Emanuele: Nella spiritualità francescana riscopriamo, inoltre, che nella frugalità e nella essenzialità delle cose si può riconoscere il senso del vivere. Da poco, riceviamo molto. Una dimostrazione di questo fatto è a Fiungo. A Fiungo c’è una signora, vive da sola, e quando passa il Cammino apre casa ai pellegrini e offre ciò che ha, da bere, da mangiare: allora avverti la presenza francescana anche dove non c’è una chiesa o un convento o un’edicola o un luogo storico. Senti che questa presenza è fatta dalle persone e dai loro gesti.
Quindi dove c’è l’incontro non c’è bisogno del tempio?
Maurizio: Di templi, di chiese, se ne incontrano diversi lungo la strada: questi luoghi si associano con ciò che stai vivendo, non sono staccati, sono perfettamente integrati con la tua esperienza umana e spirituale. È una dimensione che si avverte in pellegrinaggio, i luoghi fisici ci sono, ma si tende comunque a luoghi interiori. E la pratica del camminare, dello spostarsi lentamente, si presta e ti porta a cercare il tuo tempio interiore. Insomma te la vedi con te stesso, con i tuoi limiti fisici e con quelli spirituali. Hai tempo per pensare: se sei all’interno di un’azione pensi all’azione e non pensi a te stesso, noi siamo poco abituati a rallentare, a stare in silenzio, a stare disconnessi, abbiamo paura di questo confronto.
Emanuele: sarebbe una cosa molto meno spirituale andare da luogo a luogo senza considerare quello che sta in mezzo, chi si incontra appunto, quello che “accade” in mezzo.
Avete parlato di popolo in cammino. Mi sono venuti in mente gli Ebrei che se ne vanno dall’Egitto. Si affrancano dalla schiavitù camminando, rinascono popolo tramite un pellegrinaggio…
Emanuele: l’uomo cerca il cammino da quando ha la concezione di una dimensione spirituale e il desiderio del divino. Erano luoghi di pellegrinaggio Stonehenge, Carnac in Francia, ma abbiamo esempi anche da noi: il Santuario di età tardo-repubblicana a Monte Rinaldo o anche il Monte dell’Ascensione di Ascoli. L’uomo, da quando ha avuto coscienza di sè stesso, ha sempre cercato la dimensione spirituale, l’ha proiettata nei luoghi e quindi nell’atto di avvicinarsi ad essi.
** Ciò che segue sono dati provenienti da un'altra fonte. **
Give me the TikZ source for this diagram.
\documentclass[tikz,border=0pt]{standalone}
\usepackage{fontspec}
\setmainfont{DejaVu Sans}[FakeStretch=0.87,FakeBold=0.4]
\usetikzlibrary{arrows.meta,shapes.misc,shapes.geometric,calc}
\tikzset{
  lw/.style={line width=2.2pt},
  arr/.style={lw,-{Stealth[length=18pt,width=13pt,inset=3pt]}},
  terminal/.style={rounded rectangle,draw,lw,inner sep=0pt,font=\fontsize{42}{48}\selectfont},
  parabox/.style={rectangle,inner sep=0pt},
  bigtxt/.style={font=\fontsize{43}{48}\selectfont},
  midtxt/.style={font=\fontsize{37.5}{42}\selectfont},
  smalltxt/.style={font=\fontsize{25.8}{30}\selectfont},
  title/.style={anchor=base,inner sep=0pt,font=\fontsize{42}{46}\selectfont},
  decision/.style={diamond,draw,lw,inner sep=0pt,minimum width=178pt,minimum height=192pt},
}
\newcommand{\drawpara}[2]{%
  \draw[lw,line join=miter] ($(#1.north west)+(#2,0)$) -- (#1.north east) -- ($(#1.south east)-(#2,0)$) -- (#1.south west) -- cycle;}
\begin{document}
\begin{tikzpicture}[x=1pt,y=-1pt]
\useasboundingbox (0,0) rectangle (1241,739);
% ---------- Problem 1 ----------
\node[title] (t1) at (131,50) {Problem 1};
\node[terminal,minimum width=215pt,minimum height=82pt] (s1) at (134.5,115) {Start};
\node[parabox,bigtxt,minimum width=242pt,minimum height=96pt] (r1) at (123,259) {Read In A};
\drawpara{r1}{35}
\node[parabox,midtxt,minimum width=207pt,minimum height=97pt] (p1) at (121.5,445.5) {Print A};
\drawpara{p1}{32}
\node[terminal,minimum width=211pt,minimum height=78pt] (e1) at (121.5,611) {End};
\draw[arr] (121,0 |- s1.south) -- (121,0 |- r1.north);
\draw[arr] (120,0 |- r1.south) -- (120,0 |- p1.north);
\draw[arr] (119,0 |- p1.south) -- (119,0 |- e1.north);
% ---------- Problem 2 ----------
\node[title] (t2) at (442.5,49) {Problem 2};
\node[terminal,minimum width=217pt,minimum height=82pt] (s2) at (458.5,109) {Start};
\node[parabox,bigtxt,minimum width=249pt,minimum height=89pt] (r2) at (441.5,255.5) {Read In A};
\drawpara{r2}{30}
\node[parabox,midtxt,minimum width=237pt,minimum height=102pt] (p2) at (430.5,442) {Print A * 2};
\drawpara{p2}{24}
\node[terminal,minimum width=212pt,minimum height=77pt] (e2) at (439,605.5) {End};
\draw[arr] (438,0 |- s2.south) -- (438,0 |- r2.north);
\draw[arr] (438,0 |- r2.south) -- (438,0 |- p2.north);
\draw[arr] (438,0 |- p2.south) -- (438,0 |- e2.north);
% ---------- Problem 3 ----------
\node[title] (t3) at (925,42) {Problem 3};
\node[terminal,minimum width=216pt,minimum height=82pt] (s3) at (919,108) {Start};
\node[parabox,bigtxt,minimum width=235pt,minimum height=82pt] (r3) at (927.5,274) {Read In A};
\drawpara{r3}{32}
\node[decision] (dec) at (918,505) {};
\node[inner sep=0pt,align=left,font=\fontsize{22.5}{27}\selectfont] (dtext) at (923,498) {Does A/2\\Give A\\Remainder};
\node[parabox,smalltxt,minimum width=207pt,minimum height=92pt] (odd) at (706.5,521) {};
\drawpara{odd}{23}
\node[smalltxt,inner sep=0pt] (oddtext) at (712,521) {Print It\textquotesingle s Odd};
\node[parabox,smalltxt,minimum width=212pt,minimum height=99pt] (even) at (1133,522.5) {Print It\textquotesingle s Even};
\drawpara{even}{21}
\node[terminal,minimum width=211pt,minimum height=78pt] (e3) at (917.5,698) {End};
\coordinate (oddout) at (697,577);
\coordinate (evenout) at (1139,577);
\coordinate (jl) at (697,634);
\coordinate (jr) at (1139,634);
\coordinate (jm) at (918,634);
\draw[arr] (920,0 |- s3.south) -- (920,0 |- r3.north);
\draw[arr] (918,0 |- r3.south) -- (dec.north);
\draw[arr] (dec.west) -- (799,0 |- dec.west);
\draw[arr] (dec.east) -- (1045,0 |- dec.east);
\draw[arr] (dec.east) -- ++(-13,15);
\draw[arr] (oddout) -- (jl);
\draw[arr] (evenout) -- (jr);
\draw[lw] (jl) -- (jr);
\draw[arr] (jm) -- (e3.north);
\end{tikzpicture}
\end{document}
Maurizio: è un archetipo che appartiene a tutti i popoli e a tutte le religioni. Noi abbiamo frequentato le contrade nepalesi e tibetane, anche lì ci sono luoghi di pellegrinaggio importantissimi: mi viene in mente il Kailash, dove arrivano induisti, buddisti, i giainisti dal Pakistan e dall’India. Arrivano a piedi in questo luogo a 6000 metri di altitudine, un luogo che è la rappresentazione simbolica del concetto del pellegrinaggio: chi arriva prende un vecchio indumento, una scarpa, un cappello o una giacca, e lo lascia sulle rocce. E allora vedi questa distesa pazzesca, questi mucchi di pietre cosparsi di vecchi indumenti, occhiali, orologi e pantaloni lasciati da tutti quelli che sono passati. Ognuno di loro ha compiuto questo gesto simbolico: ha lasciato i suoi vecchi abiti e da quel momento è diventata un’altra persona.
È andato da “vecchio” ed è tornato rinnovato.